Think of it another way: what destroyed most of European civilisation?  The short answer is WWI, in part because WWI also unleashed the forces that led to WWII, and so the forces that led to WWI were responsible for a much graver, more enduring work of destruction, and among the forces that led to the war the foremost was nationalism.  There are important arguments that many of the horrors that find their origins in WWI might not have happened had the post-war settlement not taken place in the wake of an American-backed Allied victory, but this view implies that 1914 was the decisive year of the century and 1917 merely an after-effect whose long-term consequences might have been avoided or checked.  In any case, much of the damage to European civilisation had already been done by then, and the governments of Europe had been taken over the edge into that abyss in no small part by popular enthusiasm fuelled by nationalism and given expression through democracy; it was, of course, the democratic nature of most of the belligerents’ governments and the nationalist passions stirred by the war that ensured that it lasted as long as it did. 
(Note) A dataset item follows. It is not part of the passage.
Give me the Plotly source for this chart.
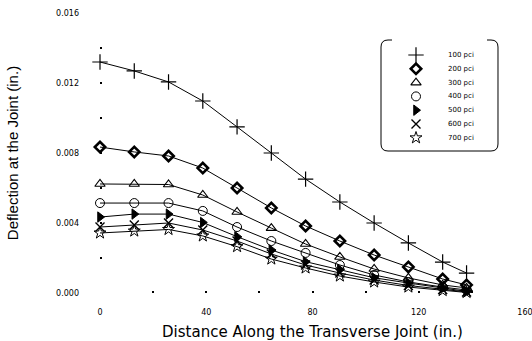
import plotly.graph_objects as go

# ---- data ----
distance = [0, 12.9, 25.8, 38.7, 51.6, 64.5, 77.4, 90.3, 103.2, 116.1, 129.0, 138.0]

series_names = ["100 pci", "200 pci", "300 pci", "400 pci", "500 pci", "600 pci", "700 pci"]

d100 = [0.01320, 0.01269, 0.01206, 0.01097, 0.00949, 0.00800, 0.00651, 0.00520, 0.00400, 0.00286, 0.00177, 0.00114]
d200 = [0.00834, 0.00806, 0.00783, 0.00714, 0.00600, 0.00486, 0.00383, 0.00297, 0.00217, 0.00149, 0.00080, 0.00046]
d300 = [0.00623, 0.00623, 0.00620, 0.00560, 0.00463, 0.00371, 0.00280, 0.00206, 0.00137, 0.00086, 0.00046, 0.00029]
d400 = [0.00514, 0.00514, 0.00514, 0.00469, 0.00377, 0.00297, 0.00229, 0.00160, 0.00103, 0.00063, 0.00034, 0.00017]
d500 = [0.00434, 0.00451, 0.00451, 0.00403, 0.00322, 0.00246, 0.00179, 0.00134, 0.00087, 0.00057, 0.00029, 0.00009]
d600 = [0.00377, 0.00389, 0.00400, 0.00360, 0.00297, 0.00223, 0.00160, 0.00114, 0.00074, 0.00043, 0.00020, 0.00006]
d700 = [0.00343, 0.00354, 0.00363, 0.00326, 0.00265, 0.00194, 0.00143, 0.00097, 0.00063, 0.00034, 0.00014, 0.00003]

all_series = [d100, d200, d300, d400, d500, d600, d700]

x_tickvals = [0, 20, 40, 60, 80, 100, 120, 140, 160]
x_ticktext = ["0", "", "40", "", "80", "", "120", "", "160"]
y_tickvals = [0, 0.002, 0.004, 0.006, 0.008, 0.010, 0.012, 0.014, 0.016]
y_ticktext = ["0.000", "", "0.004", "", "0.008", "", "0.012", "", "0.016"]

# ---- styles ----
symbols = ["cross-thin", "diamond-open", "triangle-up-open", "circle-open",
           "triangle-right", "x-thin", "star-open"]
sizes = [11, 8, 9, 9, 9, 9, 9]
mline = [1.2, 2.6, 1.1, 1.0, 1.0, 1.4, 1.0]

W, H = 532, 341
ML, MR, MT, MB = 100, 7, 13, 48
PW, PH = W - ML - MR, H - MT - MB


def px_x(p):
    return (p - ML) / PW


def px_y(p):
    return (MT + PH - p) / PH


fig = go.Figure()

for name, vals, sym, sz, lw in zip(series_names, all_series, symbols, sizes, mline):
    fig.add_trace(go.Scatter(
        x=distance, y=vals, name=name, mode="lines+markers",
        line=dict(color="black", width=1),
        marker=dict(symbol=sym, size=sz, color="black",
                    line=dict(color="black", width=lw)),
        cliponaxis=False, showlegend=False,
    ))

# custom legend drawn on an overlay axis (0..1 plot-area fractions)
leg_x = px_x(416)
leg_y0 = px_y(55)
leg_step = 13.8 / PH
leg_keys_y = [leg_y0 - i * leg_step for i in range(len(series_names))]
for i, (name, sym, sz, lw) in enumerate(zip(series_names, symbols, sizes, mline)):
    fig.add_trace(go.Scatter(
        x=[leg_x], y=[leg_keys_y[i]], mode="markers", xaxis="x2", yaxis="y2",
        marker=dict(symbol=sym, size=sz, color="black",
                    line=dict(color="black", width=lw)),
        showlegend=False, hoverinfo="skip", cliponaxis=False,
    ))
    fig.add_annotation(
        x=px_x(446), y=leg_keys_y[i], xref="paper", yref="paper",
        text=name, showarrow=False, xanchor="left", yanchor="middle",
        font=dict(family="DejaVu Sans", size=7, color="black"),
    )

# legend frame (rounded, top edge only partially drawn)
L, R, T, B, r = 381, 498, 40, 151, 7
pts = [
    ("M", (392, T)), ("L", (L + r, T)), ("Q", (L, T), (L, T + r)),
    ("L", (L, B - r)), ("Q", (L, B), (L + r, B)), ("L", (R - r, B)),
    ("Q", (R, B), (R, B - r)), ("L", (R, T + r)), ("Q", (R, T), (R - r, T)),
    ("L", (487, T)),
]
path = ""
for cmd, *ps in pts:
    path += cmd + " " + " ".join(f"{px_x(a):.5f},{px_y(b):.5f}" for a, b in ps) + " "
fig.add_shape(type="path", path=path.strip(), xref="paper", yref="paper",
              line=dict(color="black", width=1))

tick_font = dict(family="DejaVu Sans", size=8, color="black")

fig.update_layout(
    width=W, height=H,
    margin=dict(l=ML, r=MR, t=MT, b=MB),
    paper_bgcolor="white", plot_bgcolor="white",
    showlegend=False,
    xaxis=dict(
        range=[0, 160], tickvals=x_tickvals, ticktext=x_ticktext,
        showgrid=False, zeroline=False, showline=False,
        ticks="inside", ticklen=2, tickwidth=1.5, tickcolor="black",
        tickfont=tick_font, ticklabelstandoff=13, ticklabeloverflow="allow",
        title=dict(text="Distance Along the Transverse Joint (in.)",
                   font=dict(family="DejaVu Sans", size=15, color="black"),
                   standoff=11),
        automargin=False,
    ),
    yaxis=dict(
        range=[0, 0.016], tickvals=y_tickvals, ticktext=y_ticktext,
        showgrid=False, zeroline=False, showline=False,
        ticks="inside", ticklen=2, tickwidth=1.5, tickcolor="black",
        tickfont=tick_font, ticklabelstandoff=20,
        title=dict(text="Deflection at the Joint (in.)",
                   font=dict(family="Liberation Sans", size=15, color="black"),
                   standoff=33),
        automargin=False,
    ),
    xaxis2=dict(overlaying="x", range=[0, 1], visible=False),
    yaxis2=dict(overlaying="y", range=[0, 1], visible=False),
)

fig.write_html("out.html")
As for what the biggest problem “we” face today might be, it depends on how we define this “we.”  Confronted with progressive globalists here at home, many on the right think that we could stand to have a little more nationalism and a little less criticism of nationalism, and certainly there is the temptation to embrace nationalism because it is more powerful than universalist systems, whether liberal or otherwise, but as with the Ring nationalism is a force that cannot be used without inviting the dangers that almost always accompany it.  It is precisely because nationalism has the potential to be more powerful that it is also extremely volatile and the effects of encouraging it can lead to very undesirable outcomes.  Whether or not you want to agree with me that many members of this administration are ideological nationalists of a specifically universalist, propositionalist kind, it seems harder to dispute that the wave of nationalist enthusiasm that swept the country in 2001-03 made the war in Iraq not only politically viable but also advantageous.  Ideas of national greatness and national mission intoxicated a lot of people in that period, if they did not already hold them before then, and it is hard to imagine how the war could have gone forward with the overwhelming support that it had without these passions and ideas blunting all criticism and dissent and making it politically risky for any prominent member of the opposition party to resist administration policy.  So when we are asking what big problems we face, it seems to me that we need to bear in mind how one of the greatest policy blunders of the last 30 years unfolded and what forces made that blunder possible.